_STATED PROBLEM_
Quote the records that follow in full, leaving the pictures out.

:::

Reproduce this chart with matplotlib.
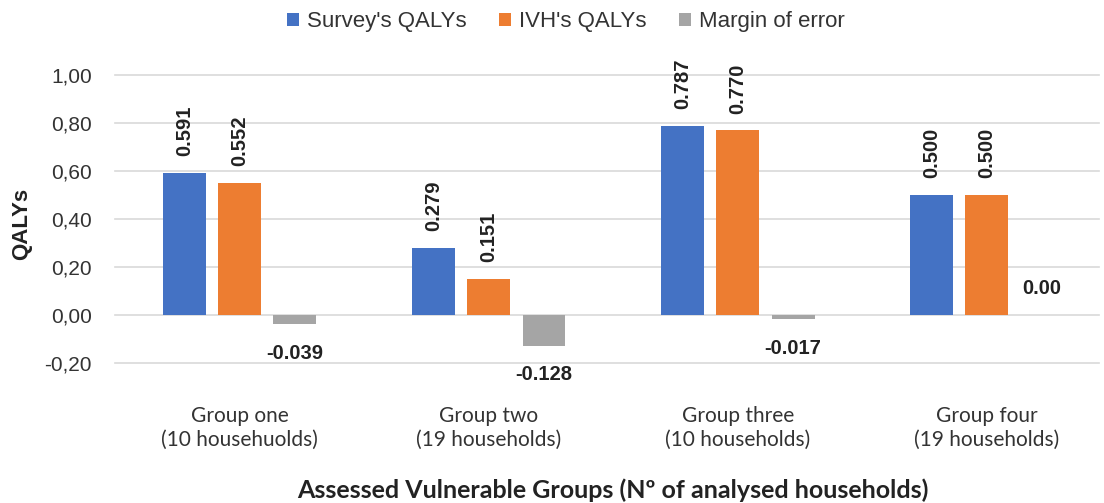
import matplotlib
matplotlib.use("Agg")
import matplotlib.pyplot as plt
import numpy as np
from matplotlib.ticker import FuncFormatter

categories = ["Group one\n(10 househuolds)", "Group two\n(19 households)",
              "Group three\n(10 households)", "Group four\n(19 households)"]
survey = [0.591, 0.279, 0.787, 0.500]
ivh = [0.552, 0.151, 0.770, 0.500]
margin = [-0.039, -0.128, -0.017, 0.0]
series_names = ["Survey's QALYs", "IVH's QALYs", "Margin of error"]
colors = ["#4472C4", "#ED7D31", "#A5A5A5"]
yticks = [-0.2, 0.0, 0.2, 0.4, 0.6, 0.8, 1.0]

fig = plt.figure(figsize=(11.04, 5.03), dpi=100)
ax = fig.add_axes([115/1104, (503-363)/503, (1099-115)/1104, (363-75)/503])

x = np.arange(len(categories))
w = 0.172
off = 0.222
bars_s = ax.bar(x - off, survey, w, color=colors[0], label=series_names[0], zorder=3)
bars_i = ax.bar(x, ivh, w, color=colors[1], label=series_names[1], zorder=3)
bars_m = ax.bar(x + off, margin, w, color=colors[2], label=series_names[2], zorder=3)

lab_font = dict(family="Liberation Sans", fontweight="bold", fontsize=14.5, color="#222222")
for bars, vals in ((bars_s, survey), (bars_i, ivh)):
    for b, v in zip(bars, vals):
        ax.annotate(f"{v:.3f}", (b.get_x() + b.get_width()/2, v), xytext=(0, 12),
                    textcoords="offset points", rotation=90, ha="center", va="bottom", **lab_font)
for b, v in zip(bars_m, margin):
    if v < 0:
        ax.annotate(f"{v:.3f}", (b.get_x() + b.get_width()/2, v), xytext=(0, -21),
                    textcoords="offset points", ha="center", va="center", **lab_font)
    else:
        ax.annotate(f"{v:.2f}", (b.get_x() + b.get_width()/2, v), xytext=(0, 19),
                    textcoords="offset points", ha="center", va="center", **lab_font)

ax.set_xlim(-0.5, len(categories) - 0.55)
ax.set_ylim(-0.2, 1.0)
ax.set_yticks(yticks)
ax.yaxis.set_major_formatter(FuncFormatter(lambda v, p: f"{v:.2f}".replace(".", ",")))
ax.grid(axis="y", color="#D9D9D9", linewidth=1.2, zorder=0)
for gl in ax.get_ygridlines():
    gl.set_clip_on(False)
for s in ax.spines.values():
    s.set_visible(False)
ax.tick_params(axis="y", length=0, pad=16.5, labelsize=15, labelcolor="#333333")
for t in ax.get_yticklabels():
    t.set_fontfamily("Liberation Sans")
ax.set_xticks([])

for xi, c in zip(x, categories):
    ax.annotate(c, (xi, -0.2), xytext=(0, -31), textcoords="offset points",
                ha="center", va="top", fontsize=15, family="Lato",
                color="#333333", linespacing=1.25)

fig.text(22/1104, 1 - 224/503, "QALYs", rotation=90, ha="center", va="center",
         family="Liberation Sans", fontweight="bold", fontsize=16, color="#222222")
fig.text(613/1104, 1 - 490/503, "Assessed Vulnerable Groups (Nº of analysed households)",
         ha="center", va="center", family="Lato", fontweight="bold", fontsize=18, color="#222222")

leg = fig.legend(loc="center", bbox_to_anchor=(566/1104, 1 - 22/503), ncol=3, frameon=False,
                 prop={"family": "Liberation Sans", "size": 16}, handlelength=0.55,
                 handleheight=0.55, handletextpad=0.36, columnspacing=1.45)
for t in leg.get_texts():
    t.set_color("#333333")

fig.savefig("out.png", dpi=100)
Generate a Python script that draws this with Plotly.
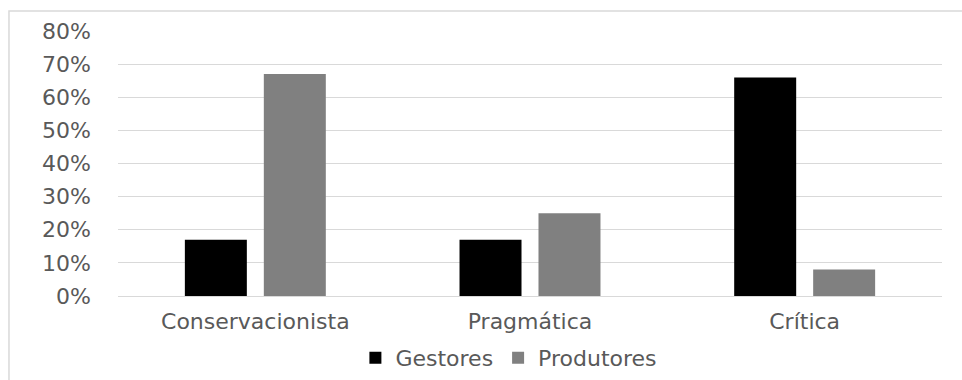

:::

_FULL OUTPUT_
Reproduce this chart with matplotlib.
import matplotlib
matplotlib.use("Agg")
import matplotlib.pyplot as plt
import numpy as np
from matplotlib.ticker import FuncFormatter

categories = ["Group one\n(10 househuolds)", "Group two\n(19 households)",
              "Group three\n(10 households)", "Group four\n(19 households)"]
survey = [0.591, 0.279, 0.787, 0.500]
ivh = [0.552, 0.151, 0.770, 0.500]
margin = [-0.039, -0.128, -0.017, 0.0]
series_names = ["Survey's QALYs", "IVH's QALYs", "Margin of error"]
colors = ["#4472C4", "#ED7D31", "#A5A5A5"]
yticks = [-0.2, 0.0, 0.2, 0.4, 0.6, 0.8, 1.0]

fig = plt.figure(figsize=(11.04, 5.03), dpi=100)
ax = fig.add_axes([115/1104, (503-363)/503, (1099-115)/1104, (363-75)/503])

x = np.arange(len(categories))
w = 0.172
off = 0.222
bars_s = ax.bar(x - off, survey, w, color=colors[0], label=series_names[0], zorder=3)
bars_i = ax.bar(x, ivh, w, color=colors[1], label=series_names[1], zorder=3)
bars_m = ax.bar(x + off, margin, w, color=colors[2], label=series_names[2], zorder=3)

lab_font = dict(family="Liberation Sans", fontweight="bold", fontsize=14.5, color="#222222")
for bars, vals in ((bars_s, survey), (bars_i, ivh)):
    for b, v in zip(bars, vals):
        ax.annotate(f"{v:.3f}", (b.get_x() + b.get_width()/2, v), xytext=(0, 12),
                    textcoords="offset points", rotation=90, ha="center", va="bottom", **lab_font)
for b, v in zip(bars_m, margin):
    if v < 0:
        ax.annotate(f"{v:.3f}", (b.get_x() + b.get_width()/2, v), xytext=(0, -21),
                    textcoords="offset points", ha="center", va="center", **lab_font)
    else:
        ax.annotate(f"{v:.2f}", (b.get_x() + b.get_width()/2, v), xytext=(0, 19),
                    textcoords="offset points", ha="center", va="center", **lab_font)

ax.set_xlim(-0.5, len(categories) - 0.55)
ax.set_ylim(-0.2, 1.0)
ax.set_yticks(yticks)
ax.yaxis.set_major_formatter(FuncFormatter(lambda v, p: f"{v:.2f}".replace(".", ",")))
ax.grid(axis="y", color="#D9D9D9", linewidth=1.2, zorder=0)
for gl in ax.get_ygridlines():
    gl.set_clip_on(False)
for s in ax.spines.values():
    s.set_visible(False)
ax.tick_params(axis="y", length=0, pad=16.5, labelsize=15, labelcolor="#333333")
for t in ax.get_yticklabels():
    t.set_fontfamily("Liberation Sans")
ax.set_xticks([])

for xi, c in zip(x, categories):
    ax.annotate(c, (xi, -0.2), xytext=(0, -31), textcoords="offset points",
                ha="center", va="top", fontsize=15, family="Lato",
                color="#333333", linespacing=1.25)

fig.text(22/1104, 1 - 224/503, "QALYs", rotation=90, ha="center", va="center",
         family="Liberation Sans", fontweight="bold", fontsize=16, color="#222222")
fig.text(613/1104, 1 - 490/503, "Assessed Vulnerable Groups (Nº of analysed households)",
         ha="center", va="center", family="Lato", fontweight="bold", fontsize=18, color="#222222")

leg = fig.legend(loc="center", bbox_to_anchor=(566/1104, 1 - 22/503), ncol=3, frameon=False,
                 prop={"family": "Liberation Sans", "size": 16}, handlelength=0.55,
                 handleheight=0.55, handletextpad=0.36, columnspacing=1.45)
for t in leg.get_texts():
    t.set_color("#333333")

fig.savefig("out.png", dpi=100)
Generate a Python script that draws this with Plotly.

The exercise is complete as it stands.